Marketing In The Age Of Multi-Generational Clients
SAN ANTONIO -- After 30 years as CEO of Gateway Insurance and Financial Services, Shane Westhoelter has learned a thing or two about marketing across generations.
Through his focus on “dignity planning” over financial planning, Westhoelter has learned to listen more than talk, a tool that has served him well in his quest to understand what drives clients of all generations.
The emphasis on dignity over returns has helped grow Gateway Insurance and Financial Services from its humble St. Louis roots to 200 offices nationwide. "We have a phrase, if you focus on returns, you'll live and die by returns," Westhoelter said.
This philosophy at Gateway ensures advisors are focused on helping clients live the life they want to live, rather than the returns on their money.
Kicking off his 26th NAIFA conference appearance, on Saturday afternoon, Westhoelter will be speaking about Next Gen Marketing – Quality of Life Planning, Not Just Financial Planning to help advisors and firms reach younger clients.
Q: What made you settle on the topic of Next Gen Marketing?
A: I think right now we’re in a time in history where there are multiple generations that are living, which is not new, however, the makeup of those generations and their buying habits are significantly different.
You look at the silent generation, you look at the baby boomers, you look at the millennials, which would be generation X, Y and Z, and there are definable differences in how they shop, how they buy and how they interact with people, specifically within our industry.
We’re living in an information age now more than ever. Thirty years ago you could say something and people had to take you at your word and decide if what you said is true or not. Today, before they even leave the office, they are going to Google it and see if what you say is true.
I think it’s different. I can’t just get up and give a presentation and just give out a stat or a quote, I have to have the citations because everybody is going to verify whether it’s accurate or not. I’m not sure that people in our industry, especially those who have been around 20 or 30 years like myself are accustomed to that kind of critique and validation.
The other part of it is they’re not going to buy our products online. They’re going to educate themselves and research our products online. They’re going to check out online if what we’re telling them is true, educate themselves as much as possible because they don’t want to look ignorant; they want to come in as if they’re educated.

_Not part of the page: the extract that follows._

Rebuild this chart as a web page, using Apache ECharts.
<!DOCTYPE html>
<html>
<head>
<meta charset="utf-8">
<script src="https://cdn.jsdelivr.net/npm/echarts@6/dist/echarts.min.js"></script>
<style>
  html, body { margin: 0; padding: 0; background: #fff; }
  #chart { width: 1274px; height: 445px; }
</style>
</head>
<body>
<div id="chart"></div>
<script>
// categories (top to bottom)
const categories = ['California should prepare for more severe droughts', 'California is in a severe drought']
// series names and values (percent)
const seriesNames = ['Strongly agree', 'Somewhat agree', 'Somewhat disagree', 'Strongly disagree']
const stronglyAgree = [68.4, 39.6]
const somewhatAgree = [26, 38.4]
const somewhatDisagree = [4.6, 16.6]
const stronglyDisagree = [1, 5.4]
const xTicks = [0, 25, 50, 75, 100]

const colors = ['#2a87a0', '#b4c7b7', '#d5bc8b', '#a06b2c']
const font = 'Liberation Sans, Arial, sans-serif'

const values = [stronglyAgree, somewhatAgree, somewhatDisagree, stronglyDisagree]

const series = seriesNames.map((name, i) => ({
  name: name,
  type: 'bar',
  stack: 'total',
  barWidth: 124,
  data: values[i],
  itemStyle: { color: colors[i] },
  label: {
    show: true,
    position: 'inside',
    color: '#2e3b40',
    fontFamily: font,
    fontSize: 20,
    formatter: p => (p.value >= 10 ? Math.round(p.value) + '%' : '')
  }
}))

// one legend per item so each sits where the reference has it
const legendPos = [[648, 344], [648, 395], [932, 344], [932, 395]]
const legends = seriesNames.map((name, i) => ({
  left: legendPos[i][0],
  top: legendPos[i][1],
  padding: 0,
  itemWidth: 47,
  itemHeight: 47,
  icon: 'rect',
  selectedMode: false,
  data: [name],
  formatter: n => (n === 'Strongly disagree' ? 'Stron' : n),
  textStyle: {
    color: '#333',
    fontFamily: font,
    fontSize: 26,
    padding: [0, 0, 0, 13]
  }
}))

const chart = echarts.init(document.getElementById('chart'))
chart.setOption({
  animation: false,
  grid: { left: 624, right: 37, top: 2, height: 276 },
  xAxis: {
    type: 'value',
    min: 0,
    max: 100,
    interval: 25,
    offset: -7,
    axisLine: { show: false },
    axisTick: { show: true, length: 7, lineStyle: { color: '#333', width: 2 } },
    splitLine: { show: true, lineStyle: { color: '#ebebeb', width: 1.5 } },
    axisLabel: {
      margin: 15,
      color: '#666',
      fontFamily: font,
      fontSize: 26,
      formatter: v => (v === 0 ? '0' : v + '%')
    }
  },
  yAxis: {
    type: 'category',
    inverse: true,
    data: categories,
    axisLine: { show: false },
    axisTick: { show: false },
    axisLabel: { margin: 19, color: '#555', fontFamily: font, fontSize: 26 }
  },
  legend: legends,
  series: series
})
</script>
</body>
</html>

Q: What can we expect from your session?
A: In my presentation I’ll cite some companies who started as online-only and who all have offices and shops now because people like to have the shopping experience. What we have to do in our office, which is different than before is to make it a shopping experience.
Q: What do you hope attendees take away from your session?
Marketing ideas, I think we have to understand that we are in the marketing business more than we are in the product business. I think one of the mistakes a lot of advisors make today is that they want to become product experts and nothing has changed in our industry. People buy concepts, they don’t buy products. It’s still an emotional business.
Q: Does public speaking come easily to you or is it something that you’ve had to get accustomed to?
A: I’ve been doing it for many years. I started off as a youth pastor and then a senior pastor and then into business, radio, talk shows and to client workshops for many years.
Q: Is there anyone or any sessions that you are looking forward to hearing at the conference?
A: The brain date is something that I’ve always enjoyed that’s fairly new. I think it’s something unique and new and I’m looking forward to that.
Q: What have you learned from attending the NAIFA conference in previous years?
A: Let’s just put it this way: If it weren’t for NAIFA, I wouldn’t be a success in this business. After 30 years I still walk away with a notebook full of ideas. Whether those come from sessions or one-on-ones, I go there with the attitude that someone’s got ideas that I can use that I haven’t heard before and find a new way of doing something that was old.
I’m learning a lot from Millennials, from the YATs (Young Advisors Team) – the proper term with NAIFA would be YATs. I enjoy spending time with the YATs because I learn a lot by interacting with them on how they think.